FIG. 14 illustrates how this may be achieved for downstream messages. Here there are two separate downstream tunnels, LSP1 and LSP2. In the first tunnel, a packet is sent from server 50 to the IP access network router 15. This packet has an attached label Li which includes quality of service management information. The access router 15 terminates the tunnel LSP1 and pops the label Li extracting the QoS management information and the destination and generates labels D1 to D3, or whatever labels are required as discussed with respect to FIG. 10. The QoS characteristics of tunnel LSP1 can be carried into these new labels so that the appropriate queues are used to forward the packets within the access network.
 In FIG. 15, upstream tunnels are easily integrated by extracting the quality of service information specified in an upstream label U in the access network at the access network router 15 and inserting it into the label of the second tunnel LSP2 to maintain continuity. Thus the label in the IP zone has the same QoS data.

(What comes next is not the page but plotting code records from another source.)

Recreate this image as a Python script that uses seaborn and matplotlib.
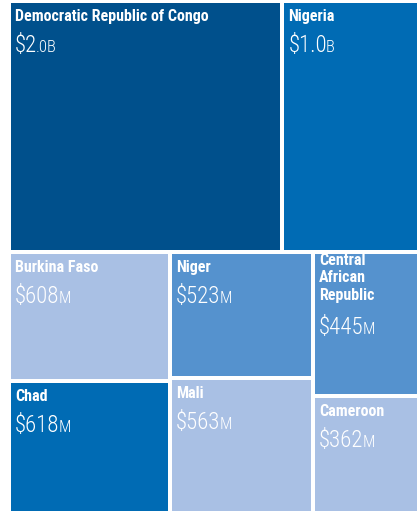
import matplotlib
matplotlib.use("Agg")
import matplotlib.pyplot as plt
from matplotlib.patches import Rectangle
import seaborn as sns

# Data (USD, millions)
countries = ["Democratic Republic of Congo", "Nigeria", "Burkina Faso", "Chad",
             "Niger", "Mali", "Central\nAfrican\nRepublic", "Cameroon"]
values = [2000, 1000, 608, 618, 523, 563, 445, 362]
amount_big = ["2", "1.0", "608", "618", "523", "563", "445", "362"]
amount_small = [".0B", "B", "M", "M", "M", "M", "M", "M"]

# treemap grouping: one top row, three columns below
top_row = [0, 1]
bottom_cols = [[2, 3], [4, 5], [6, 7]]

c_dark = "#00508c"
c_mid = "#006bb4"
c_soft = "#5592ce"
c_light = "#a9c0e4"
colors = [c_dark, c_mid, c_light, c_mid, c_soft, c_light, c_soft, c_light]

W, H = 410, 512
gap = 4

sns.set_style("white")
plt.rcParams["font.family"] = ["Roboto Condensed", "Roboto", "DejaVu Sans"]

fig = plt.figure(figsize=(4.18, 5.13), dpi=100)
ax = fig.add_axes([9 / 418, 0, W / 418, H / 513])
ax.set_xlim(0, W)
ax.set_ylim(H, 0)
ax.axis("off")

total = sum(values)
top_sum = sum(values[i] for i in top_row)
top_h = H * top_sum / total

# compute boxes (x, y, w, h)
boxes = {}
x = 0
for i in top_row:
    w = W * values[i] / top_sum
    boxes[i] = (x, 0, w, top_h)
    x += w

bottom_sum = total - top_sum
x = 0
for col in bottom_cols:
    col_sum = sum(values[i] for i in col)
    w = W * col_sum / bottom_sum
    y = top_h
    for i in col:
        h = (H - top_h) * values[i] / col_sum
        boxes[i] = (x, y, w, h)
        y += h
    x += w


def draw_box(i):
    bx, by, bw, bh = boxes[i]
    ax.add_patch(Rectangle((bx, by), bw, bh, facecolor=colors[i],
                           edgecolor="white", linewidth=gap * 0.72))
    nlines = countries[i].count("\n") + 1
    pad = 8 if nlines == 1 else 1
    ax.text(bx + 6, by + pad, countries[i], color="white", fontsize=11.5,
            fontweight="bold", va="top", ha="left", linespacing=1.2)
    base = by + pad + 19 * nlines + 24
    t = ax.text(bx + 6, base, "$" + amount_big[i], color="white",
                fontsize=16.5, fontweight="light", va="baseline", ha="left")
    ax.annotate(amount_small[i], xy=(1, base), xycoords=(t, "data"),
                xytext=(-1, 0), textcoords="offset pixels",
                color="white", fontsize=12, fontweight="light",
                va="baseline", ha="left")


for i in range(len(countries)):
    draw_box(i)

fig.savefig("out.png", dpi=100)
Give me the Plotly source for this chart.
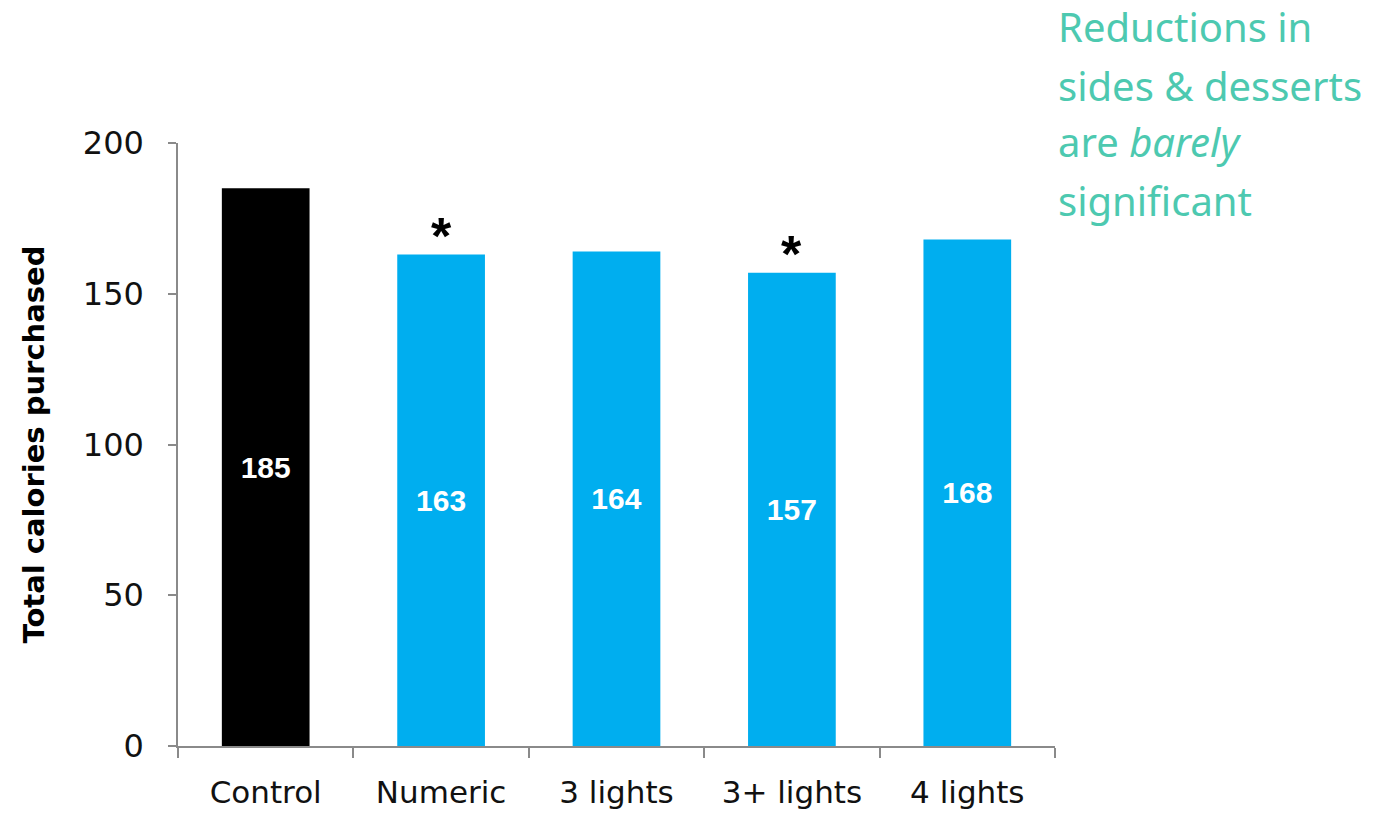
import plotly.graph_objects as go

categories = ["Control", "Numeric", "3 lights", "3+ lights", "4 lights"]
calories = [185, 163, 164, 157, 168]
significant = [False, True, False, True, False]
bar_colors = ["#000000", "#00AEEF", "#00AEEF", "#00AEEF", "#00AEEF"]
y_ticks = [0, 50, 100, 150, 200]
note_lines = ["Reductions in", "sides &amp; desserts", "are <i>barely</i>", "significant"]

AXIS_COLOR = "#8a8a8a"
TEAL = "#4DC9B0"

fig = go.Figure()
fig.add_trace(go.Bar(
    x=categories,
    y=calories,
    marker=dict(color=bar_colors, line=dict(width=0)),
    text=[str(v) for v in calories],
    textposition="inside",
    insidetextanchor="middle",
    textangle=0,
    textfont=dict(family="Liberation Sans, Arial, sans-serif", size=30, color="white", weight="bold"),
    hoverinfo="skip",
))

# significance asterisks
for cat, val, sig in zip(categories, calories, significant):
    if sig:
        fig.add_annotation(
            x=cat, y=val, xref="x", yref="y",
            text="<b>*</b>", showarrow=False,
            yanchor="bottom", yshift=-12,
            font=dict(family="Liberation Sans, Arial, sans-serif", size=52, color="#000000"),
        )

# side note
plot_top, plot_bottom = 143, 746
line_centers_px = [27, 85, 142, 200]
for line, ypx in zip(note_lines, line_centers_px):
    fig.add_annotation(
        x=1.0, y=(plot_bottom - ypx) / (plot_bottom - plot_top),
        xref="paper", yref="paper",
        xanchor="left", yanchor="middle",
        xshift=1,
        text=line, showarrow=False,
        font=dict(family="Noto Sans, Open Sans, sans-serif", size=40, color=TEAL),
    )

fig.update_layout(
    width=1385, height=813,
    margin=dict(l=178, r=330, t=143, b=67, autoexpand=False),
    paper_bgcolor="white", plot_bgcolor="white",
    showlegend=False,
    bargap=0.5,
    xaxis=dict(
        automargin=False,
        showline=True, linecolor=AXIS_COLOR, linewidth=1.5,
        ticks="outside", tickson="boundaries", ticklen=10, tickwidth=1.5, tickcolor=AXIS_COLOR,
        tickfont=dict(family="DejaVu Sans, sans-serif", size=31, color="#111111"),
        ticklabelstandoff=18,
        showgrid=False, zeroline=False,
    ),
    yaxis=dict(
        automargin=False,
        range=[0, 200], tickvals=y_ticks,
        showline=True, linecolor=AXIS_COLOR, linewidth=1.5,
        ticks="outside", ticklen=8, tickwidth=1.5, tickcolor=AXIS_COLOR,
        tickfont=dict(family="DejaVu Sans, sans-serif", size=32, color="#111111"),
        ticklabelstandoff=18,
        showgrid=False, zeroline=False,
        title=dict(
            text="<b>Total calories purchased</b>",
            font=dict(family="DejaVu Sans, sans-serif", size=29, color="#000000"),
            standoff=30,
        ),
    ),
)

fig.write_html("out.html")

 It was mentioned earlier that downstream messages, which include several labels need not necessarily use a separate label for each stage. FIG. 16 shows how a single 20 bit label could be allocated in a three stage access network. In FIG. 16, the two concentrator stages 11 a, 11 b are identified as street node and distribution nodes respectively. The access router is connected to 16 street nodes, each of which are connected to 32 distribution nodes, giving a total of 512 distribution nodes. The distribution nodes are each connected to 48 NTs; a total of 24575 NTs. Each of the NTs is connected to 8 service points each of which can be provided with one of four levels of Q0S. The 20 bit MPLS label is therefore made up of a 4 bit street number, a 5 bit street node port, a 6 bit distribution node port, a 3 bit NT port and a 2 bit QoS.
 Trade offs may be made in the bit allocations. For example, 32 street nodes each parenting 16 distribution nodes could be supported by allocating 5 bit to the street node number and flour bits to the street node port number. At present, a two bit QoS is sufficient as only four levels of QoS are used: video, voice, LAN data and management but the above allocation allows for eight for future use. The number of service points at the NT may be reduced to four, using 3 MPLS but, and the number of QoS levels reduced to 2, using a single MPLS bit. This releases two further bits to allow, for example, 32 street nodes to support up to 64 distribution nodes each.
 It will be appreciated that in each of the embodiments described, tunnelling techniques have been used to send data through an access network which uses private internal address. Each of the tunnelling techniques allows data to pass through the private address network without the need to know those private addresses. This has the advantage of making it possible to construct access networks using private internal addresses so reducing the need to use scarce public IP addresses in such networks.
 Variations and modifications to the embodiments are possible and will occur to those skilled in the art. For example, other tunnelling techniques may be possible beyond those exemplified. Such modifications are within the scope of the present invention.